Juneteenth and the urgency of Black Studies
The introduction of GRI's Black Studies minor this fall could not be more needed, nor more timely
This fall, the Department of Gender, Race & Identity (GRI) will introduce its new minor in Black Studies. The program was designed so that students learn about transnational and international Black thought, resistance and struggles for liberation. The timing could not be more fitting. This June marks the one year anniversary of President Biden recognizing Juneteenth as a federal holiday. While the recognition is worthy of celebration, the holiday risks furthering American exceptionalism at the expense of Black people in the US and the world over. Already companies like Walmart have capitalized, creating Juneteenth-themed ice cream. For some reason, holidays celebrating key figures and events have the effect of erasing complexity. People and events become static, stuck in the past with no seeming connection to the troubles of the present. The scholarly field of Black Studies helps us to prevent the loss of collective memories of struggle that hold meaning in our current moment.
Black Studies emerged in academic institutions in the 1960s on the wave of protests and is integrally tied to struggles outside of the academy. At the heart of Black Studies is the recognition of Black agency and of the critical lens that Black peoples have offered on race, class, and gender in the United States and transnationally.
The role of Black agency is vividly expressed in W.E.B. Du Bois’s Black Reconstruction. He argues that the enslaved expressed an oft-ignored agency by running away, slowing work production, poisoning enslavers, and a host of other activities that helped facilitate the Civil War. Their refusal constituted a general strike that not only forced the hand of American society but made possible a different world through Reconstruction, a moment in which the U.S. racial order could have been dismantled to benefit a broad swath of people. Recognizing the agency and worldview of Black people reconceptualizes our sense of history by highlighting the struggles necessary to create change. This is critical as we move toward Juneteenth.

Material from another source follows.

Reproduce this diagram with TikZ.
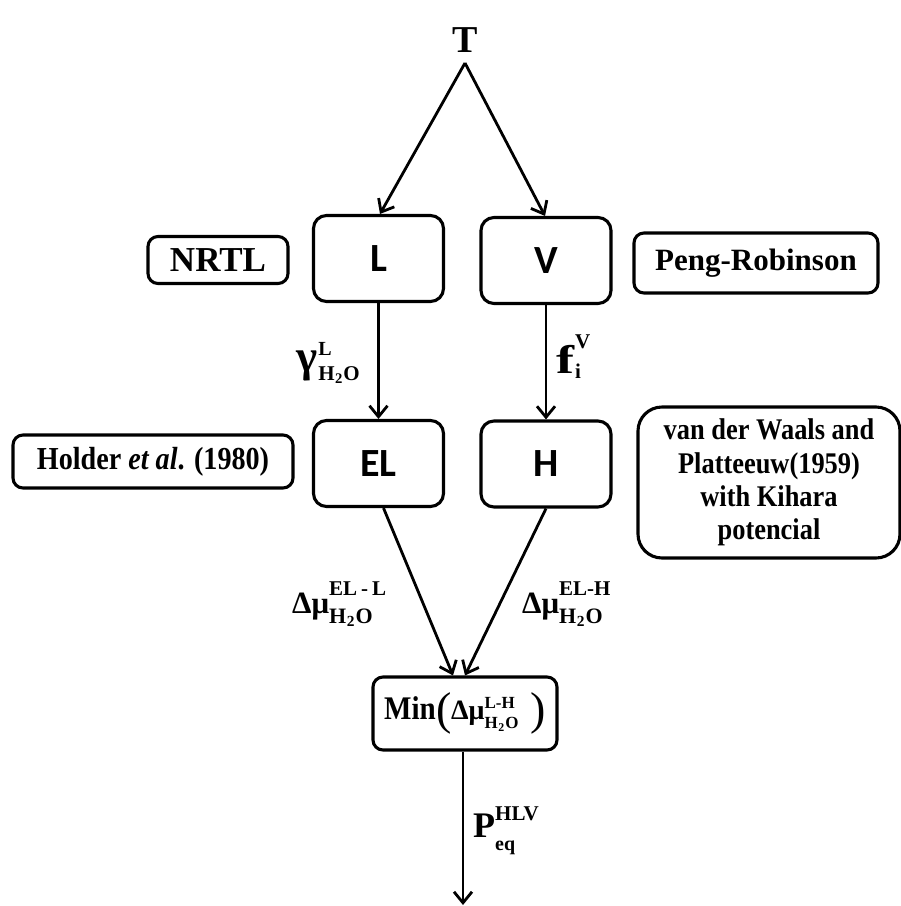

In popular discourse, Juneteenth or Jubilee marks the day that enslaved African Americans in Texas were informed of their freedom as stipulated by the Emancipation Proclamation. The day has long been celebrated and recognized by African Americans, especially in Texas and the South. Often, we speak of freedom being bestowed on the enslaved. We speak of freedom as a moment rather than a process. But the end of chattel slavery would not have occurred without the agency of the enslaved themselves. Black Studies show us that struggle and context made Juneteenth possible.
Black Studies also warns us against resting on our laurels. In The Problem with White-washing Juneteenth, James Jones III reminds us that freedom was not immediate. Soon after Juneteenth, the Ku Klux Klan formed and gained power over the Texas legislature, enabling the creation of Jim Crow and over 450 lynchings in the state over the next sixty years. Slavery ended, but the racial order continued to marginalize Black people in new ways.
It cannot be lost on us that Juneteenth was made a federal holiday in the wake of protests against the murders of George Floyd, Breonna Taylor, Ahmaud Arbery, and so many others. It is hard to take it as a victory while police shootings continue in tandem with white supremacist massacres like the recent tragedy in Buffalo, New York. But Black Studies, and the struggles of Black people, remind us that despite these tragedies and violence, the possibility of a new world awaits if we stay attuned to the history and analysis of Black peoples the world over. I have found this to be true in my own scholarly work.
This May, I graduated with a master’s degree in Gender, Race, and Identity at UNR. My thesis juxtaposed two novels by Octavia Butler, Parable of the Sower and Parable of the Talents, with the theorizing and organizing of a social movement in Colombia, the Proceso Comunidades Negras (PCN or Black Community Process). These examples represent experiences across the Black diaspora but share a common worldview shaped by the legacies of colonialism and slavery. Juxtaposing them reveals a transnational Black imaginary that points to ways to structure society outside of racism, sexism, and the avarice of capitalism. They call on us to embrace difference while working collectively to take care of humanity and the environment without hierarchies and climate destruction.
The field of Black Studies reveals the ideological and systemic impacts of white supremacy, capitalism, and patriarchy the world over while keeping us grounded as we aspire for a just world. Viewing Juneteenth from the lens of Black Studies allows us to reevaluate how change is made. Indeed, placing our focus on Black thought, resistance, and struggles outside the U.S. enriches our understanding of systems of power transnationally as in the case of my own studies. I suggest students take advantage of GRI’s new minor and, in the spirit of Black Studies, and tie their learning and research to action.